Updated: Mar 15
Increasing the carrying capacity of a body of water by adding the limiting nutrients has been demonstrated in several works, particularly in freshwater environments. This was demonstrated in very early studies (Swingle and Smith, 1938; Ball, 1948; Hall et al., 1970). More recent studies where phosphorus fertilization was carried out in the Kuparuk River, Alaska, during 1985–90 resulted in a 1.4- to 1.9-fold increase in the size of age 0+ fish and a 1.5- to 2.4-fold increase in the weight gain of adult grayling in some years (Deegan and Peterson, 1992). In another study in the same river, it was shown that fifty-six percent of the variance in adult grayling growth rate in said river was associated with nutrient level and mean summer discharge which suggested that river discharge and water temperature may influence long-term survival and population dynamics of grayling in Arctic tundra streams (Deegan et al., 1999). A long-term (16 years) of stream (Kuparuk River) fertilization (phosphorus, H3PO4) experiment was performed to evaluate the potential eutrophication of an arctic stream ecosystem. A positive response to fertilization was observed at all trophic levels with increases in epilithic algal stocks, some insect densities, and fish growth rates (Slavik et al., 2004).

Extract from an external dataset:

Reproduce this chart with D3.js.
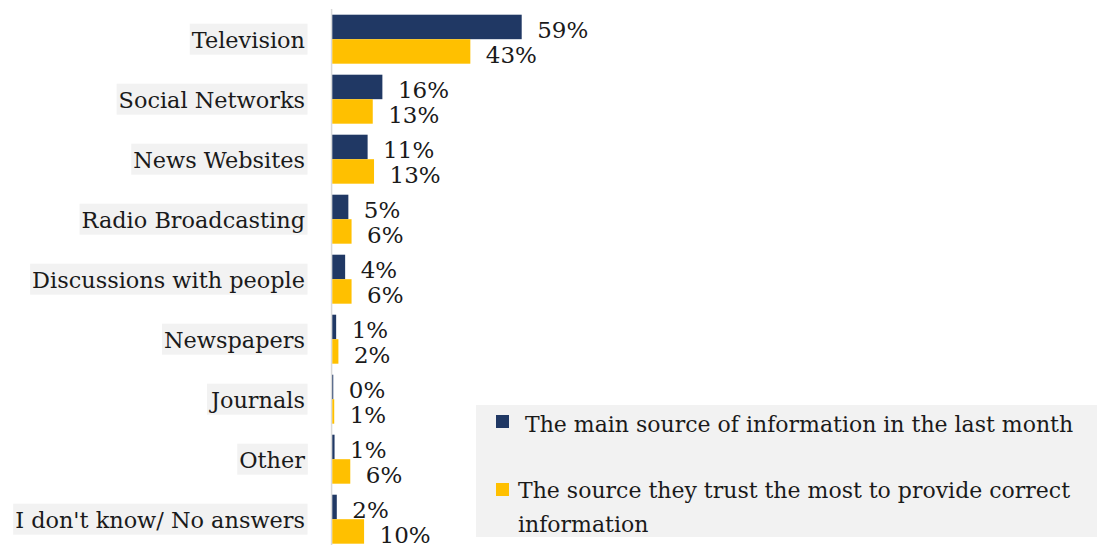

In Toolik Lake, Alaska, it was demonstrated that the addition of inorganic nitrogen and phosphorus dramatically increased phytoplankton productivity. The phytoplankton biomass however was not sufficient to draw down all the nitrogen and phosphorus that was added and these nutrients reached high levels in the last half of the summer (O'Brien et al., 1992). In artificial lakes and fishponds, nutrient enrichments has 2 been undertaken and has been shown to increase biological productivity and fish production. This has been practiced for several years in China, Indonesia, Philippines and other parts of Asia.
In the sea, purposeful enrichment with nutrients is less common. Kyle Scotnish, a loch in Scotland, was fertilised during the Second World War with the aim of increasing the fish biomass. According to Gross (1950) the nourishment brought about an increase of four to five times the weight of first year plaice and an increases also in second year plaice. This experiment was not deemed to be an economic success but the experimenters noted they did not have the data to allow an assessment of the economic factors in optimised enrichment demonstrations. While this experiment can be criticised for the lack of a control and other problems like poor fertiliser distribution, it showed that nourishment led to “fatter fish”. The feed stock limitation to fish production had been removed. Heartened by these results Jones and Young (1997) proposed the concept of Ocean Nourishment to inject nutrients into the upper ocean both to store carbon to slow climate change and to increase the base of the marine food web to provide low cost protein for the world’s poor. Jones (2001) reported that the more fortunate have an ethical need to contribute to feeding these additional people. The extra food production will inevitably require further change of the environment but if done efficiently it might increase the standard of living to allow more education.
The above experiences indicate the positive effect of fertilization in general, on biological productivity and fish production in several types of water bodies. Several trials have been done by the Ocean Nourishment Corporation (macronutrients fertilization) and LOHAFEX (e.g. iron fertilization), among others. However, large–scale oceanic iron fertilization appears not a feasible strategy to sequester anthropogenic CO2 (Zeebe and Archer, 2005; Allsopp et al., 2007). It is along this vein that this experiment was embarked on with the aspiration of enriching the barren areas of the sea thus increasing biological productivity and fish production in the selected area and enhancing the protein source needed by the inhabitants of that locale. With proper protocols this can be repeated in other parts of the world.
With this as the concept, culture bottle experiments were carried out wherein samples of ocean water were collected from an area in the Sulu Sea. As earlier indicated, the proposed sampling site of this investigation (third in a series) was in a location of Sulu Sea as close as possible to where the first and second investigations (Latitude 100 19’58.54”N; Longitude 1220 5’28.83”E) were carried out.